Tandis que Julia a échappé de justesse à la noyade alors qu'elle
se baignait en plein océan, sauvée par son mari Tom (l'acteur
allemand Andreas Pietschmann), une inversion des pôles magnétiques
terrestres cause un véritable cataclysme. Secoués par une tempête
qui a fait échouer le bateau, elle et sa famille découvrent à leur
réveil que les océans ont disparu et que les continents sont
désormais probablement engloutis sous les eaux... Au départ,
Survivre
est plutôt encourageant. La première partie se déroulant à bord
du bateau est rondement menée. Une approche certes minimaliste au vu
du faible financement dont à bénéficié le long-métrage de
Frédéric Jardin et pourtant, cela fonctionne parfaitement.

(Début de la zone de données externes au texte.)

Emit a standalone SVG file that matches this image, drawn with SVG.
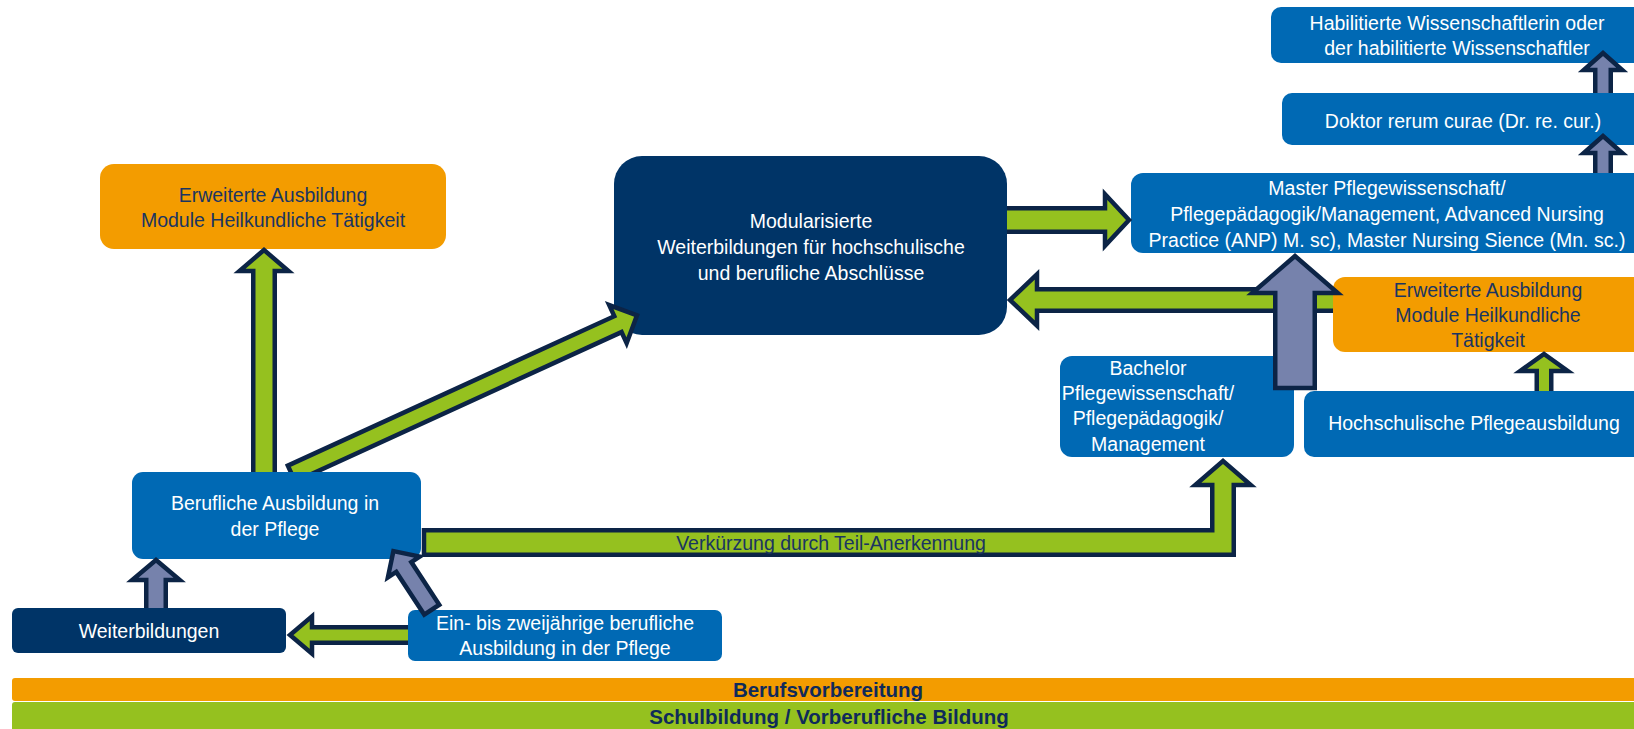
<svg xmlns="http://www.w3.org/2000/svg" width="1634" height="729" viewBox="0 0 1634 729">
<defs>
<style>
.blue{fill:#0069b4}
.navy{fill:#003467}
.orange{fill:#f39c00}
.t{font-family:"Liberation Sans",Arial,sans-serif;font-size:19.5px;text-anchor:middle}
.w{fill:#ffffff}
.d{fill:#1a3562}
.ag{fill:#95c11f;stroke:#0c2446;stroke-width:4.5;stroke-linejoin:miter;stroke-miterlimit:10}
.ay{fill:#7682ac;stroke:#0c2446;stroke-width:4.5;stroke-linejoin:miter;stroke-miterlimit:10}
.bt{font-family:"Liberation Sans",Arial,sans-serif;font-size:20.5px;font-weight:bold;text-anchor:middle;fill:#0f2a5a}
</style>
<clipPath id="abovebox"><rect x="0" y="0" width="1634" height="472"/></clipPath>
</defs>
<rect width="1634" height="729" fill="#ffffff"/>

<g id="bars">
<rect x="12" y="678" width="1640" height="23" rx="3" class="orange"/>
<text x="828" y="697" class="bt">Berufsvorbereitung</text>
<rect x="12" y="702" width="1640" height="30" rx="3" fill="#95c11f"/>
<text x="829" y="724" class="bt">Schulbildung / Vorberufliche Bildung</text>
</g>

<g id="nodes">
<g id="n-habil">
<rect x="1271" y="7" width="380" height="56" rx="10" class="blue"/>
<text class="t w" x="1457" y="30">Habilitierte Wissenschaftlerin oder</text>
<text class="t w" x="1457" y="55">der habilitierte Wissenschaftler</text>
</g>
<g id="n-doktor">
<rect x="1282" y="93" width="370" height="52" rx="10" class="blue"/>
<text class="t w" x="1463" y="128">Doktor rerum curae (Dr. re. cur.)</text>
</g>
<g id="n-master">
<rect x="1131" y="173" width="520" height="80" rx="12" class="blue"/>
<text class="t w" x="1387" y="195">Master Pflegewissenschaft/</text>
<text class="t w" x="1387" y="221">Pflegepädagogik/Management, Advanced Nursing</text>
<text class="t w" x="1387" y="247">Practice (ANP) M. sc), Master Nursing Sience (Mn. sc.)</text>
</g>
<g id="n-erweitert-r">
<rect x="1333" y="277" width="320" height="75" rx="12" class="orange"/>
<text class="t d" x="1488" y="297">Erweiterte Ausbildung</text>
<text class="t d" x="1488" y="322">Module Heilkundliche</text>
<text class="t d" x="1488" y="347">Tätigkeit</text>
</g>
<g id="n-bachelor">
<rect x="1060" y="356" width="234" height="101" rx="12" class="blue"/>
<text class="t w" x="1148" y="375">Bachelor</text>
<text class="t w" x="1148" y="400">Pflegewissenschaft/</text>
<text class="t w" x="1148" y="425">Pflegepädagogik/</text>
<text class="t w" x="1148" y="451">Management</text>
</g>
<g id="n-hochschul">
<rect x="1304" y="391" width="350" height="66" rx="10" class="blue"/>
<text class="t w" x="1474" y="430">Hochschulische Pflegeausbildung</text>
</g>
<g id="n-modular">
<rect x="614" y="156" width="393" height="179" rx="28" class="navy"/>
<text class="t w" x="811" y="228">Modularisierte</text>
<text class="t w" x="811" y="254">Weiterbildungen für hochschulische</text>
<text class="t w" x="811" y="280">und berufliche Abschlüsse</text>
</g>
<g id="n-erweitert-l">
<rect x="100" y="164" width="346" height="85" rx="14" class="orange"/>
<text class="t d" x="273" y="202">Erweiterte Ausbildung</text>
<text class="t d" x="273" y="227">Module Heilkundliche Tätigkeit</text>
</g>
<g id="n-beruflich">
<rect x="132" y="472" width="289" height="87" rx="11" class="blue"/>
<text class="t w" x="275" y="510">Berufliche Ausbildung in</text>
<text class="t w" x="275" y="536">der Pflege</text>
</g>
<g id="n-weiter">
<rect x="12" y="608" width="274" height="45" rx="6" class="navy"/>
<text class="t w" x="149" y="638">Weiterbildungen</text>
</g>
<g id="n-einbis">
<rect x="408" y="610" width="314" height="51" rx="7" class="blue"/>
<text class="t w" x="565" y="630">Ein- bis zweijährige berufliche</text>
<text class="t w" x="565" y="655">Ausbildung in der Pflege</text>
</g>
</g>

<g id="connectors">
<path class="ag" d="M253.25 472 V271 H239.5 L264 250 L288.5 271 H274.75 V472"/>
<g clip-path="url(#abovebox)">
<path class="ag" transform="translate(637,315.4) rotate(-24.6)" d="M-380 -8.75 H-21 V-21 L0 0 L-21 21 V8.75 H-380 Z"/>
</g>
<path class="ag" d="M1007 208.25 H1105 V194.25 L1129 220 L1105 245.75 V231.75 H1007"/>
<path class="ag" d="M1333 289.25 H1037 V274.25 L1010 300 L1037 325.75 V310.75 H1333"/>
<path class="ay" d="M1275.25 388 V293 H1252.25 L1295 256 L1337.75 293 H1314.75 V388 Z"/>
<path class="ay" d="M1595.25 93 V70 H1583.75 L1603 53 L1622.25 70 H1610.75 V93"/>
<path class="ay" d="M1595.25 173 V153 H1583.75 L1603 136 L1622.25 153 H1610.75 V173"/>
<path class="ag" d="M1536.75 391 V371 H1520.25 L1544 354 L1567.75 371 H1551.25 V391"/>
<path class="ag" d="M424 530.25 H1212.25 V485 H1195.25 L1223 461 L1250.75 485 H1233.75 V554.75 H424 Z"/>
<text class="t d" x="831" y="550">Verkürzung durch Teil-Anerkennung</text>
<path class="ay" d="M146.25 608 V580 H132.25 L156 560 L179.75 580 H165.75 V608"/>
<path class="ag" d="M408 627.25 H312 V616.25 L290 635 L312 653.75 V642.75 H408"/>
<path class="ay" transform="translate(393.4,551.1) rotate(-123.2)" d="M-70 -9 H-19 V-19 L0 0 L-19 19 V9 H-70 Z"/>
</g>
</svg>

Si les
mouvements de caméra qui tentent de retranscrire la houle qui fait
tanguer l'embarcation peuvent faire sourire, le réalisateur permet à
son œuvre de prendre une toute autre dimension lorsque les
protagonistes voient s'écraser dans les océans, des satellites en
feu. Une vision anxiogène de la fin du monde sans doute rudimentaire
mais qui laisse malgré tout espérer le meilleur pour la suite. Venu
de nulle part et sans que le scénario n'apporte de motivations très
claires quant à son comportement, un individu louche doté d'un
harpon et accompagné par un chien va très rapidement se montrer
agressif envers la petite famille qui sera endeuillée par la mort du
père. Ce tueur impitoyable qui poursuivra les survivants à travers
à les abysses des océans désormais débarrassées de la moindre
trace d'eau est incarné à l'écran par Arben Bajraktaraj.
Un
acteur au profil intéressant que le public pu notamment
découvrir en 2008 grâce au personnage de Marko qu'il interpréta
dans Taken
de Pierre Morel. Une fois le corps de Tom laissé derrière eux,
Julia et ses deux enfants partent retrouver à des kilomètres de
distance un certain Nao (Olivier Ho Hio Hen) avec lequel ils étaient
parvenus à communiquer et réussi à lui faire promettre de les
aider à sauver Cassie et Ben. Deux adolescents incarnés par Lisa
Delamar et Lucas Ebel pour lesquels Survivre
est la première occasion de tourner pour le cinéma. Sympathique
petit film de science-fiction post-apocalyptique mâtiné de
survival, le film de Frédéric Jardin est, au delà du fait que le
budget soit minuscule, parfois très maladroit. Doté de magnifiques
et stupéfiants décors marocains, Survivre
multiplie les invraisemblances. Si la radiocommunication entre la
famille et Nao est crédible puisqu'elle ne nécessite pas la
présence de satellites en orbite autour de la Terre, il demeure des
phénomènes qui ne peuvent empêcher le spectateur de pouffer de
rire. Car plus que la menace d'un tueur lancé sur les traces de
Julia et de ses deux enfants, c'est bien la présence de milliers (de
millions?) d'arthropodes affamés se déplaçant à une stupéfiante
vitesse (tout en ayant suffisamment de force pour déplacer le corps
d'un homme qui ne doit pas peser loin de quatre-vingt kilos!) qui
fait sourire. Derrière le récit se cache ensuite un message
écologiste touchant de naïveté, le budget contraignant une fois de
plus à quelques sacrifices comme l'observation minimaliste de ces
quelques sites qui renvoient aux déchets ménagers ou radioactifs
balancés par l'homme dans les océans. Il demeure malgré tout
quelques visions marquantes. Comme cet immense cargo posé en travers
des anciens fonds marins, charriant des dizaine de containers.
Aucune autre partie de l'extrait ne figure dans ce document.